(Figure scripts)
▽

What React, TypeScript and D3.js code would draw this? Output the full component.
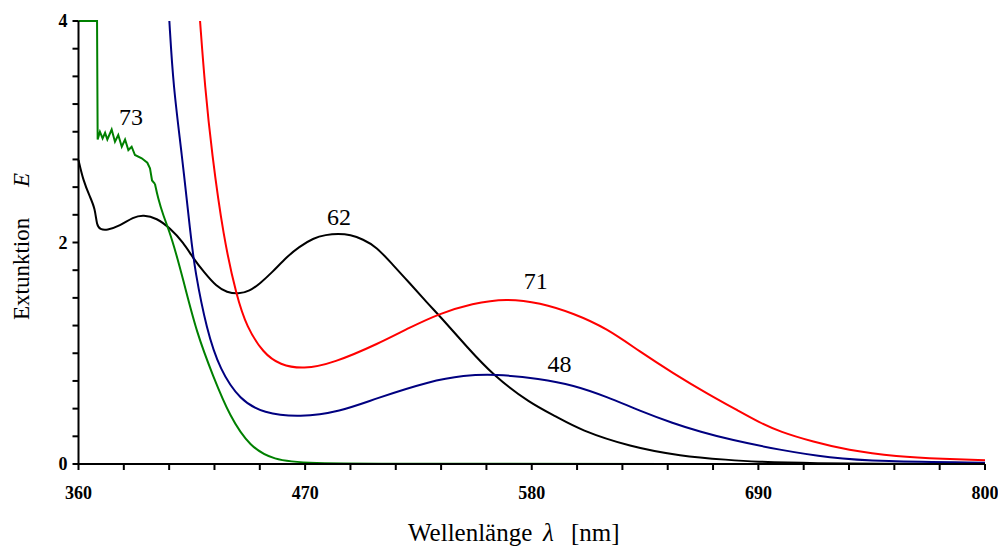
import React from "react";
import * as d3 from "d3";

type P = [number, number];

const xTickLabels = [360, 470, 580, 690, 800];
const yTickLabels = [0, 2, 4];

const series62: P[] = [
  [360, 2.745], [362.3, 2.56], [365.6, 2.41], [368, 2.31], [368.9, 2.15], [370.5, 2.12],
  [373.7, 2.11], [380.1, 2.15], [386.6, 2.23], [391.5, 2.25], [398, 2.22], [404.4, 2.13],
  [410.9, 2.0], [415.6, 1.86], [421, 1.73], [427.1, 1.6], [432, 1.55], [437.6, 1.535],
  [443, 1.56], [448.1, 1.63], [454, 1.73], [461.1, 1.87], [467, 1.96], [474, 2.04],
  [480, 2.07], [486.1, 2.08], [492, 2.07], [498, 2.03], [504.7, 1.96], [512, 1.81],
  [520.9, 1.63], [529, 1.46], [537.1, 1.3], [548.4, 1.06], [561.3, 0.8], [579.2, 0.548],
  [592.1, 0.427], [603.4, 0.307], [627.7, 0.156], [652, 0.072], [676.2, 0.036],
  [687.4, 0.021], [716.6, 0.006], [760, 0.002], [800, 0.0],
];

const series71: P[] = [
  [419, 4.0], [421.4, 3.4], [424.7, 2.81], [430.3, 2.05], [436.8, 1.51], [441.6, 1.24],
  [449.7, 1.0], [457.8, 0.894], [469.1, 0.855], [483.7, 0.91], [506, 1.09], [520.5, 1.23],
  [535.5, 1.36], [551, 1.45], [567.8, 1.496], [584, 1.456], [600.2, 1.361], [616.4, 1.225],
  [632.5, 1.014], [648.7, 0.819], [664.9, 0.638], [681.1, 0.472], [690, 0.38], [700.5, 0.29],
  [716.7, 0.2], [732.9, 0.126], [757.2, 0.066], [780, 0.045], [800, 0.034],
];

const series48: P[] = [
  [404.1, 4.0], [406, 3.41], [410.1, 2.81], [414.5, 2.05], [416.5, 1.75], [422.2, 1.21],
  [428.7, 0.849], [438.4, 0.578], [449.7, 0.458], [467.5, 0.422], [486.9, 0.472],
  [504, 0.59], [531, 0.75], [547, 0.8], [562, 0.813], [584, 0.77], [600.2, 0.713],
  [616.4, 0.608], [632.5, 0.48], [648.7, 0.367], [662, 0.29], [676.2, 0.22], [700.5, 0.126],
  [724.7, 0.055], [749, 0.023], [800, 0.012],
];

const series73: P[] = [
  [360, 4.0], [369, 4.0], [369.3, 2.93], [370.4, 3.0], [371.7, 2.94], [372.9, 2.99],
  [374, 2.93], [376.1, 3.02], [377.7, 2.91], [379.3, 2.97], [381, 2.865], [382.6, 2.93],
  [384.2, 2.835], [385.8, 2.865], [387.4, 2.79], [390.7, 2.76], [393.4, 2.72], [394.7, 2.67],
  [395.7, 2.56], [397.1, 2.53], [398.6, 2.4], [401, 2.25], [405.2, 2.05], [410.9, 1.66],
  [417.4, 1.18], [425.4, 0.79], [433.5, 0.427], [443.2, 0.156], [454.6, 0.036],
  [470.8, 0.005], [516, 0.001], [800, 0.0],
];

const labelText = ["73", "62", "71", "48"];
const labelNm = [385.5, 486.5, 582, 593.5];
const labelE = [3.06, 2.16, 1.58, 0.83];

const W = 998;
const H = 546;
const x0 = 78.5, x1 = 985;
const yTop = 21, yBot = 464;

export default function App() {
  const x = d3.scaleLinear().domain([360, 800]).range([x0, x1]);
  const y = d3.scaleLinear().domain([0, 4]).range([yBot, yTop]);
  const line = d3.line<P>().x((d) => x(d[0])).y((d) => y(d[1]));
  const smooth = d3.line<P>().x((d) => x(d[0])).y((d) => y(d[1])).curve(d3.curveBasis);

  const xMinor = d3.range(360, 801, 22);
  const yMinor = d3.range(0, 4.001, 0.25);
  const serif = '"Liberation Serif", "Times New Roman", serif';

  const greenSplit = 19;

  return (
    <svg width={W} height={H} style={{ position: "absolute", left: 0, top: 0, background: "#fff", fontFamily: serif }}>
      <path d={smooth(series62) || ""} fill="none" stroke="#000" strokeWidth={2} />
      <path d={smooth(series71) || ""} fill="none" stroke="#ff0000" strokeWidth={2} />
      <path d={smooth(series48) || ""} fill="none" stroke="#000080" strokeWidth={2} />
      <path d={line(series73.slice(0, greenSplit + 1)) || ""} fill="none" stroke="#008000" strokeWidth={2} />
      <path d={smooth(series73.slice(greenSplit)) || ""} fill="none" stroke="#008000" strokeWidth={2} />

      <line x1={x0} x2={x0} y1={yTop} y2={yBot} stroke="#000" strokeWidth={2} />
      <line x1={x0} x2={x1} y1={yBot} y2={yBot} stroke="#000" strokeWidth={2} />
      {yMinor.map((v) => (
        <line key={"yt" + v} x1={x0 - 6} x2={x0} y1={y(v)} y2={y(v)} stroke="#000" strokeWidth={2} />
      ))}
      {xMinor.map((v) => (
        <line key={"xt" + v} x1={x(v)} x2={x(v)} y1={yBot} y2={yBot + 6} stroke="#000" strokeWidth={2} />
      ))}
      {yTickLabels.map((v) => (
        <text key={"yl" + v} x={x0 - 11} y={y(v)} dy="0.35em" textAnchor="end"
          style={{ fontFamily: serif, fontWeight: "bold", fontSize: 18 }}>{v}</text>
      ))}
      {xTickLabels.map((v) => (
        <text key={"xl" + v} x={x(v)} y={499} textAnchor="middle"
          style={{ fontFamily: serif, fontWeight: "bold", fontSize: 18 }}>{v}</text>
      ))}

      {labelText.map((t, i) => (
        <text key={t} x={x(labelNm[i])} y={y(labelE[i])} textAnchor="middle"
          style={{ fontFamily: serif, fontSize: 24 }}>{t}</text>
      ))}

      <text x={408} y={541} style={{ fontFamily: serif, fontSize: 25 }}>
        Wellenlänge<tspan x={543} fontStyle="italic">λ</tspan><tspan x={571}>[nm]</tspan>
      </text>
      <text transform="translate(28.5,320) rotate(-90)" x={0} y={0} style={{ fontFamily: serif, fontSize: 23 }}>
        Extunktion<tspan x={133} fontStyle="italic">E</tspan>
      </text>
    </svg>
  );
}
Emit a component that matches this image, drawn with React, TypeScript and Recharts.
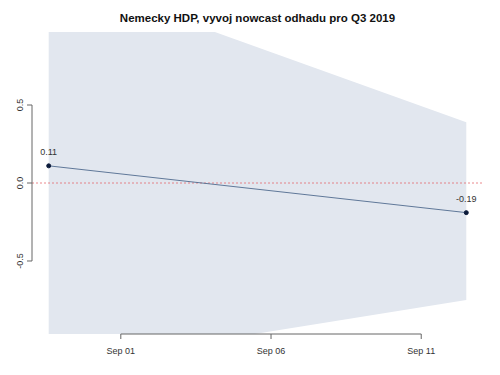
import React from 'react';
import { ComposedChart, Area, Line, XAxis, YAxis, ReferenceLine, LabelList } from 'recharts';

// days relative to Sep 01 2019
const dates = [-2.4, 11.5];
const nowcast = [0.11, -0.19];
const upperBound = [1.35, 0.39];
const lowerBound = [-1.18, -0.75];
const xTicks = [0, 5, 10];
const xTickLabels = ['Sep 01', 'Sep 06', 'Sep 11'];
const yTicks = [0.5, 0, -0.5];
const yTickLabels = ['0.5', '0.0', '-0.5'];
const title = 'Nemecky HDP, vyvoj nowcast odhadu pro Q3 2019';

const Y_LIMIT = 0.968;

const data = dates.map((d, i) => ({
  day: d,
  value: nowcast[i],
  band: [lowerBound[i], upperBound[i]],
  label: nowcast[i].toFixed(2),
}));

const xMin = Math.min(...dates);
const xMax = Math.max(...dates);
const xExt = (xMax - xMin) * 0.04;
const xDomain: [number, number] = [xMin - xExt, xMax + xExt];

const FONT = '"Liberation Sans", Arial, Helvetica, sans-serif';
const AXIS = '#666';

const YTick = (props: any) => {
  const { x, y, payload } = props;
  const idx = yTicks.indexOf(payload.value);
  const tx = x - 2;
  return (
    <text
      x={tx}
      y={y}
      transform={`rotate(-90, ${tx}, ${y})`}
      textAnchor="middle"
      fontSize={9}
      fill="#333"
      fontFamily={FONT}
    >
      {yTickLabels[idx]}
    </text>
  );
};

export default function App() {
  return (
    <div style={{ position: 'absolute', left: 0, top: 0, width: 500, height: 375, background: '#fff' }}>
      <svg width={500} height={30} style={{ position: 'absolute', left: 0, top: 0 }}>
        <text x={257.5} y={21.5} textAnchor="middle" fontSize={11.5} fontWeight="bold" fontFamily={FONT} fill="#111">
          {title}
        </text>
      </svg>
      <div style={{ position: 'absolute', left: 0, top: 0 }}>
        <ComposedChart width={500} height={375} data={data} margin={{ top: 32, right: 17, left: 0, bottom: 0 }}>
          <XAxis
            type="number"
            dataKey="day"
            domain={xDomain}
            allowDataOverflow
            ticks={xTicks}
            tickFormatter={(v: number) => xTickLabels[xTicks.indexOf(v)]}
            axisLine={false}
            tickLine={{ stroke: AXIS }}
            tickSize={5}
            tickMargin={9}
            height={41}
            tick={{ fontSize: 9, fill: '#333', fontFamily: FONT }}
            interval={0}
          />
          <YAxis
            type="number"
            domain={[-Y_LIMIT, Y_LIMIT]}
            allowDataOverflow
            ticks={yTicks}
            axisLine={false}
            tickLine={{ stroke: AXIS }}
            tickSize={5}
            tickMargin={2}
            width={32}
            tick={<YTick />}
            interval={0}
          />
          <Area
            type="linear"
            dataKey="band"
            stroke="none"
            fill="#e2e7ef"
            fillOpacity={1}
            isAnimationActive={false}
            activeDot={false}
          />
          <ReferenceLine y={0} stroke="#e56a70" strokeDasharray="2 2" strokeWidth={0.8} />
          <Line
            type="linear"
            dataKey="value"
            stroke="#506b8f"
            strokeWidth={0.9}
            dot={{ r: 2, fill: '#0b1a3a', stroke: '#0b1a3a', strokeWidth: 1 }}
            activeDot={false}
            isAnimationActive={false}
          >
            <LabelList dataKey="label" position="top" offset={11} fontSize={9} fill="#333" fontFamily={FONT} />
          </Line>
          <ReferenceLine
            segment={[{ x: xDomain[0], y: yTicks[0] }, { x: xDomain[0], y: yTicks[yTicks.length - 1] }]}
            stroke={AXIS}
            ifOverflow="visible"
          />
          <ReferenceLine
            segment={[{ x: xTicks[0], y: -Y_LIMIT }, { x: xTicks[xTicks.length - 1], y: -Y_LIMIT }]}
            stroke={AXIS}
            ifOverflow="visible"
          />
        </ComposedChart>
      </div>
    </div>
  );
}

△

-- Task statement --
Without the pictures, give again only the lines beginning at the line that contains "Emit a component" and stopping after the line that contains "YAxis, ReferenceLine, LabelList", exactly as written.

-- Full response --
Emit a component that matches this image, drawn with React, TypeScript and Recharts.
import React from 'react';
import { ComposedChart, Area, Line, XAxis, YAxis, ReferenceLine, LabelList } from 'recharts';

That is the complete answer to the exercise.